Days later, on Jan. 3, an American drone orbiting over Baghdad’s international airport killed Iranian Quds Force commander Maj. Gen. Qassem Soleimani along with Iranian-backed militia leader Abu Mahdi al-Muhandis. Top U.S. military officials said Soleimani was responsible for killing hundreds of American troops during the Iraq War. They said Soleimani was also responsible for a spate of rocket attacks against U.S. bases and the embassy in Iraq.  

Last week, the guided-missile submarine USS Georgia armed with up to 154 Tomahawk cruise missiles and a dry deck shelter for Navy SEALs entered the Persian Gulf, according to the Navy’s 5th Fleet. It was the first public announcement of a guided-missile submarine transiting the Strait of Hormuz off the coast of Iran into the gulf in eight years. Escorting the submarine were the cruisers Port Royal and Philippine Sea, also armed with dozens of cruise missiles each. The guided-missile destroyer John Paul Jones is also on patrol in the Persian Gulf.  

The aircraft carrier USS Nimitz is currently off the coast of Somalia in the Indian Ocean but could steam back north to the Arabian Sea to launch attacks from its dozens of F-18 Super Hornets, if needed, the senior military official said.

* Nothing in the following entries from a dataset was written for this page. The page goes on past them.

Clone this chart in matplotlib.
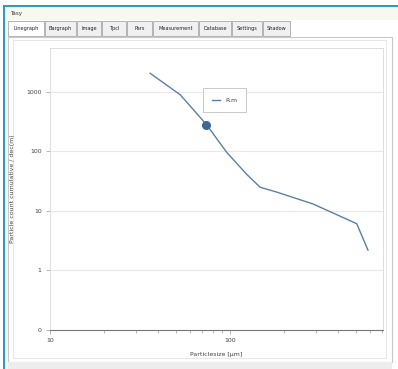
import numpy as np
import matplotlib
matplotlib.use("Agg")
import matplotlib.pyplot as plt
from matplotlib.patches import Rectangle
from matplotlib.ticker import FixedLocator, LogLocator, NullFormatter

# data
size_um = [36, 53, 74, 96, 124, 147, 182, 289, 506, 584]
count_cum = [2050, 890, 282, 96, 41, 25, 20.7, 13.1, 6.1, 2.2]
marker_x = 74
marker_y = 282
series_name = "R.m"

y_ticks = [0.1, 1, 10, 100, 1000]
y_labels = ["0", "1", "10", "100", "1000"]
x_ticks = [10, 100]
x_labels = ["10", "100"]

tabs = ["Linegraph", "Bargraph", "Image", "Tpcl", "Pars", "Measurement",
        "Database", "Settings", "Shadow"]
tab_x = [8, 45, 77, 102, 127, 153, 199, 232, 263, 291]

W, H = 398, 369
fig = plt.figure(figsize=(W / 100, H / 100), dpi=100)
fig.patch.set_facecolor("white")

# window chrome drawn in pixel coords
bg = fig.add_axes([0, 0, 1, 1])
bg.set_xlim(0, W)
bg.set_ylim(H, 0)
bg.axis("off")
bg.add_patch(Rectangle((3, 5), W - 3, 2, color="#2b9cc4", lw=0))
bg.add_patch(Rectangle((3, 5), 2, H - 5, color="#2b9cc4", lw=0))
bg.add_patch(Rectangle((5, 7), W - 5, 13, color="#f7f9ef", lw=0))
bg.text(10, 13.5, "Tasy", fontsize=4, color="#333333", va="center")
for i, name in enumerate(tabs):
    x0, x1 = tab_x[i], tab_x[i + 1] - 1
    face = "white" if i == 0 else "#f0f0f0"
    bg.add_patch(Rectangle((x0, 21), x1 - x0, 15, facecolor=face,
                           edgecolor="#a8a8a8", lw=0.6))
    bg.text((x0 + x1) / 2, 28.5, name, fontsize=3.6, color="#222222",
            ha="center", va="center")
bg.add_patch(Rectangle((8, 37), 384, 325, facecolor="white",
                       edgecolor="#c8c8c8", lw=0.8))
bg.add_patch(Rectangle((13, 40), 373, 318, facecolor="white",
                       edgecolor="#e4e4e4", lw=0.6))
bg.add_patch(Rectangle((8, 362), 384, 7, color="#ededed", lw=0))

# chart
left, right, top, bottom = 50, 383, 48, 330
ax = fig.add_axes([left / W, 1 - bottom / H, (right - left) / W, (bottom - top) / H])
ax.set_xscale("log")
ax.set_yscale("log")
ax.set_xlim(10, 708)
ax.set_ylim(0.1, 5450)

ax.plot(size_um, count_cum, color="#5b7fa6", lw=1.0, label=series_name)
ax.plot([marker_x], [marker_y], "o", color="#3d6799", ms=5.5, zorder=5)

ax.yaxis.set_major_locator(FixedLocator(y_ticks))
ax.set_yticklabels(y_labels)
ax.yaxis.set_minor_formatter(NullFormatter())
ax.yaxis.set_minor_locator(FixedLocator([]))
ax.xaxis.set_major_locator(FixedLocator(x_ticks))
ax.set_xticklabels(x_labels)
ax.xaxis.set_minor_locator(LogLocator(base=10, subs=np.arange(2, 10)))
ax.xaxis.set_minor_formatter(NullFormatter())

ax.grid(axis="y", which="major", color="#e8e8e8", lw=0.8)
for s in ["top", "right", "left"]:
    ax.spines[s].set_color("#dddddd")
    ax.spines[s].set_linewidth(0.7)
ax.spines["bottom"].set_color("#777777")
ax.spines["bottom"].set_linewidth(0.8)

ax.tick_params(axis="both", which="major", labelsize=4.5, labelcolor="#444444",
               color="#999999", length=3, width=0.5, pad=3)
ax.tick_params(axis="x", which="minor", color="#999999", length=2, width=0.5)
ax.set_xlabel("Particlesize [µm]", fontsize=4.5, color="#444444", labelpad=6)
ax.set_ylabel("Particle count cumulative / dec(m)", fontsize=4.5,
              color="#444444", labelpad=8)

leg = ax.legend(loc="upper left", bbox_to_anchor=(200 / W, 1 - 85 / H),
                bbox_transform=fig.transFigure, fontsize=4.5, frameon=True,
                fancybox=False, handlelength=1.2, borderpad=1.5,
                labelcolor="#444444")
leg.get_frame().set_edgecolor("#bbbbbb")
leg.get_frame().set_linewidth(0.7)

fig.savefig("out.png", dpi=100)
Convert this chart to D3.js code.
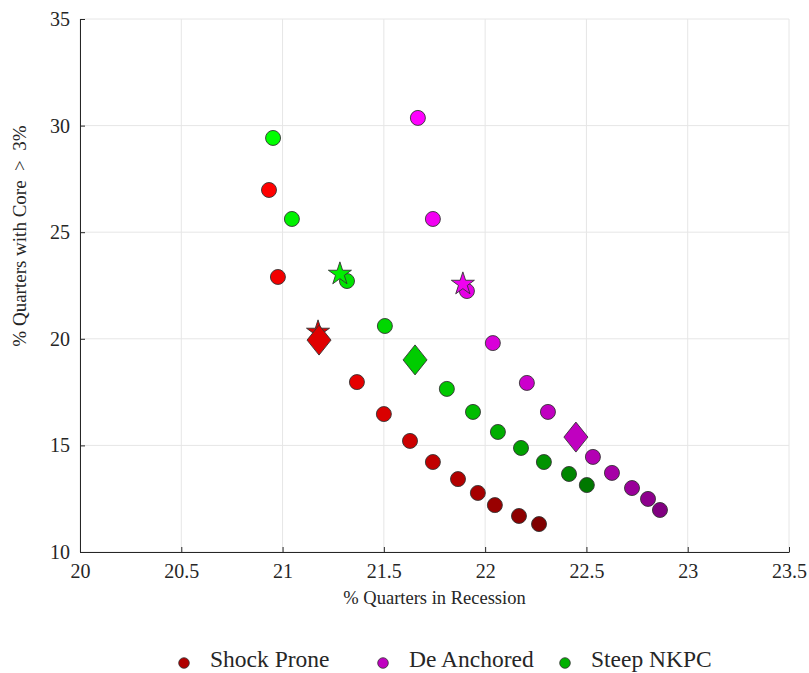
<!DOCTYPE html>
<html>
<head>
<meta charset="utf-8">
<script src="https://cdn.jsdelivr.net/npm/d3@7"></script>
<style>
  html, body { margin: 0; padding: 0; background: #fff; }
  svg { display: block; }
  text { font-family: "Liberation Serif", "DejaVu Serif", serif; fill: #262626; }
</style>
</head>
<body>
<svg id="chart" width="809" height="673"></svg>
<script>
// ---- Data ----
const seriesNames = ["Shock Prone", "De Anchored", "Steep NKPC"];

const shockX = [20.933, 20.977, 21.367, 21.500, 21.629, 21.742, 21.866, 21.964, 22.048, 22.167, 22.266];
const shockY = [26.98, 22.90, 17.97, 16.47, 15.21, 14.22, 13.42, 12.77, 12.20, 11.69, 11.31];

const deanX = [21.668, 21.742, 21.910, 22.038, 22.206, 22.310, 22.532, 22.626, 22.725, 22.804, 22.863];
const deanY = [30.36, 25.62, 22.24, 19.80, 17.93, 16.57, 14.46, 13.71, 13.00, 12.49, 11.97];

const steepX = [20.953, 21.046, 21.318, 21.505, 21.811, 21.940, 22.063, 22.177, 22.290, 22.414, 22.502];
const steepY = [29.42, 25.62, 22.71, 20.60, 17.65, 16.57, 15.63, 14.88, 14.22, 13.66, 13.14];

// star markers (one per series)
const starX = [21.175, 21.890, 21.283];
const starY = [20.32, 22.57, 23.04];
// diamond markers (one per series)
const diamondX = [21.180, 22.448, 21.654];
const diamondY = [19.94, 15.39, 19.01];

const xTicks = [20, 20.5, 21, 21.5, 22, 22.5, 23, 23.5];
const yTicks = [10, 15, 20, 25, 30, 35];

const xTitle = "% Quarters in Recession";
const yTitle = "% Quarters with Core  >  3%";

// ---- Styles ----
const brightColors = ["#ff0000", "#ff00ff", "#00ff00"];
const darkColors = ["#800000", "#800080", "#007800"];
const starColors = ["#e00000", "#f000f0", "#00f000"];
const diamondColors = ["#e00000", "#c000c0", "#00cc00"];
const legendColors = ["#b00000", "#c000c0", "#00b000"];

const svg = d3.select("#chart");
const mLeft = 80, mRight = 789, mTop = 19, mBottom = 552;

const x = d3.scaleLinear().domain([20, 23.5]).range([mLeft, mRight]);
const y = d3.scaleLinear().domain([10, 35]).range([mBottom, mTop]);

// gridlines
const grid = svg.append("g");
grid.selectAll("line.gx").data(xTicks).join("line")
  .attr("x1", d => x(d)).attr("x2", d => x(d))
  .attr("y1", mTop).attr("y2", mBottom)
  .attr("stroke", "#e6e6e6").attr("stroke-width", 1);
grid.selectAll("line.gy").data(yTicks).join("line")
  .attr("y1", d => y(d)).attr("y2", d => y(d))
  .attr("x1", mLeft).attr("x2", mRight)
  .attr("stroke", "#e6e6e6").attr("stroke-width", 1);

// axes (ticks inward)
const xAxis = d3.axisBottom(x).tickValues(xTicks).tickSizeInner(-5).tickSizeOuter(0).tickPadding(12)
  .tickFormat(d => d3.format("")(d));
const yAxis = d3.axisLeft(y).tickValues(yTicks).tickSizeInner(-5).tickSizeOuter(0).tickPadding(10)
  .tickFormat(d3.format("d"));

const gx = svg.append("g").attr("transform", `translate(0,${mBottom})`).call(xAxis);
const gy = svg.append("g").attr("transform", `translate(${mLeft},0)`).call(yAxis);
[gx, gy].forEach(g => {
  g.attr("font-size", 20).attr("font-family", "'Liberation Serif', serif");
  g.select(".domain").attr("stroke", "#262626").attr("stroke-width", 1);
  g.selectAll(".tick line").attr("stroke", "#262626");
  g.selectAll(".tick text").attr("font-size", 20).attr("fill", "#262626");
});

// titles
svg.append("text").attr("x", (mLeft + mRight) / 2).attr("y", 604)
  .attr("text-anchor", "middle").attr("font-size", 18.5).text(xTitle);
svg.append("text").attr("transform", "translate(26,236) rotate(-90)")
  .attr("text-anchor", "middle").attr("font-size", 19)
  .style("white-space", "pre").text(yTitle);

// circles
const allSeries = [
  {xs: shockX, ys: shockY},
  {xs: deanX, ys: deanY},
  {xs: steepX, ys: steepY}
];
const pts = svg.append("g");
allSeries.forEach((s, si) => {
  const col = d3.scaleLinear().domain([0, s.xs.length - 1])
    .range([brightColors[si], darkColors[si]]).interpolate(d3.interpolateRgb);
  const data = s.xs.map((v, i) => ({x: v, y: s.ys[i], i}));
  pts.selectAll(null).data(data).join("circle")
    .attr("cx", d => x(d.x)).attr("cy", d => y(d.y)).attr("r", 7.5)
    .attr("fill", d => col(d.i)).attr("stroke", "#333").attr("stroke-width", 0.9);
});

// stars
const starPath = d3.symbol().type(d3.symbolStar).size(165)();
svg.append("g").selectAll("path").data(starX.map((v, i) => ({x: v, y: starY[i], i})))
  .join("path")
  .attr("d", starPath)
  .attr("transform", d => `translate(${x(d.x)},${y(d.y)})`)
  .attr("fill", d => starColors[d.i]).attr("stroke", "#333").attr("stroke-width", 0.9);

// diamonds
const dw = 12, dh = 15;
const diamondPath = `M0,${-dh}L${dw},0L0,${dh}L${-dw},0Z`;
svg.append("g").selectAll("path").data(diamondX.map((v, i) => ({x: v, y: diamondY[i], i})))
  .join("path")
  .attr("d", diamondPath)
  .attr("transform", d => `translate(${x(d.x)},${y(d.y)})`)
  .attr("fill", d => diamondColors[d.i]).attr("stroke", "#333").attr("stroke-width", 0.9);

// legend
const legendX = [184, 383, 565];
const lg = svg.append("g");
seriesNames.forEach((name, i) => {
  lg.append("circle").attr("cx", legendX[i]).attr("cy", 663).attr("r", 5.3)
    .attr("fill", legendColors[i]).attr("stroke", "#333").attr("stroke-width", 0.8);
  lg.append("text").attr("x", legendX[i] + 26).attr("y", 667)
    .attr("font-size", 23.5).text(name);
});
</script>
</body>
</html>
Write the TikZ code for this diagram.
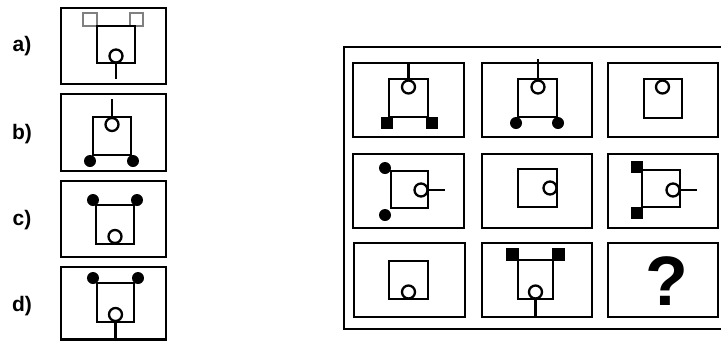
\documentclass[tikz,border=0pt]{standalone}
\usepackage{fontspec}
\setmainfont{Liberation Sans}
\begin{document}
\begin{tikzpicture}[x=1pt,y=-1pt,
  frame/.style={draw=black,line width=2.3pt},
  fig/.style={draw=black,line width=2.3pt},
  hole/.style={draw=black,fill=white,line width=2.3pt},
  dot/.style={fill=black},
  blk/.style={fill=black},
  hollowsq/.style={draw=gray,line width=1.4pt},
  lbl/.style={font=\fontsize{21}{21}\selectfont\bfseries,inner sep=0pt}]
\useasboundingbox (0,0) rectangle (721,341);
% ---------- answer options ----------
\node[lbl] (la) at (22,46.5) {a)};
\node[lbl] (lb) at (22,134) {b)};
\node[lbl] (lc) at (22,220) {c)};
\node[lbl] (ld) at (22,306) {d)};
% a)
\draw[frame] (61,8) rectangle (166,84);
\draw[hollowsq] (83,13) rectangle (97,26);
\draw[hollowsq] (130,13) rectangle (143,26);
\draw[fig] (97,26) rectangle (135,63);
\draw[fig] (116,63) -- (116,79);
\draw[hole] (116,56) circle (6.5pt);
% b)
\draw[frame] (61,94) rectangle (166,171);
\draw[fig] (93,117) rectangle (131,155);
\draw[fig] (112,99) -- (112,117);
\draw[hole] (112,124.5) circle (6.5pt);
\fill[dot] (90,161) circle (6pt);
\fill[dot] (133,161) circle (6pt);
% c)
\draw[frame] (61,181) rectangle (166,257);
\draw[fig] (96,205) rectangle (134,244);
\fill[dot] (93,200) circle (6pt);
\fill[dot] (137,200) circle (6pt);
\draw[hole] (115,236.5) circle (6.5pt);
% d)
\draw[frame] (61,267) rectangle (166,339.5);
\draw[fig] (97,283) rectangle (134,322);
\fill[dot] (93,278) circle (6pt);
\fill[dot] (138,278) circle (6pt);
\draw[fig] (115.5,322) -- (115.5,339);
\draw[hole] (115.5,314.5) circle (6.5pt);
% ---------- matrix ----------
\draw[frame] (344,47) rectangle (730,329);
% row 1
\draw[frame] (353,63) rectangle (464,137);
\draw[frame] (482,63) rectangle (592,137);
\draw[frame] (608,63) rectangle (718,137);
% r1c1
\draw[fig] (389,79) rectangle (428,117);
\draw[fig] (408.5,63) -- (408.5,80);
\draw[hole] (408.5,87) circle (6.5pt);
\fill[blk] (381,117) rectangle (393,129);
\fill[blk] (426,117) rectangle (438,129);
% r1c2
\draw[fig] (518,79) rectangle (557,117);
\draw[fig] (538,59) -- (538,80);
\draw[hole] (538,87) circle (6.5pt);
\fill[dot] (516,123) circle (6pt);
\fill[dot] (558,123) circle (6pt);
% r1c3
\draw[fig] (644,79) rectangle (682,118);
\draw[hole] (662.5,87) circle (6.5pt);
% row 2
\draw[frame] (353,154) rectangle (464,228);
\draw[frame] (482,154) rectangle (592,228);
\draw[frame] (608,154) rectangle (718,228);
% r2c1
\draw[fig] (391,171) rectangle (428,208);
\draw[fig] (428,190) -- (445,190);
\draw[hole] (421,190) circle (6.5pt);
\fill[dot] (385,168) circle (6pt);
\fill[dot] (385,215) circle (6pt);
% r2c2
\draw[fig] (518,169) rectangle (557,207);
\draw[hole] (550,188) circle (6.5pt);
% r2c3
\draw[fig] (642,170) rectangle (680,207);
\draw[fig] (680,190) -- (697,190);
\draw[hole] (673,190) circle (6.5pt);
\fill[blk] (631,161) rectangle (643,173);
\fill[blk] (631,207) rectangle (643,219);
% row 3
\draw[frame] (354,243) rectangle (465,317);
\draw[frame] (482,243) rectangle (592,317);
\draw[frame] (608,243) rectangle (718,317);
% r3c1
\draw[fig] (389,261) rectangle (428,299);
\draw[hole] (408.5,292) circle (6.5pt);
% r3c2
\draw[fig] (518,260) rectangle (553,299);
\fill[blk] (506,248) rectangle (519,261);
\fill[blk] (552,248) rectangle (565,261);
\draw[fig] (535.5,299) -- (535.5,317);
\draw[hole] (535.5,292) circle (6.5pt);
% r3c3
\node[font=\fontsize{70}{70}\selectfont\bfseries,inner sep=0pt] (q) at (667,281) {?};
\end{tikzpicture}
\end{document}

Last month, a squadron of American F-16 jet fighters from Germany arrived at Al Dhafra Air Base in the United Arab Emirates.  

The goal of the bomber flights, as well as the increased American firepower in the Persian Gulf in recent days, is to deter Iran for the purpose of "sending them a clear signal that should they decide to take action against our forces, we have the capability to respond," the official said.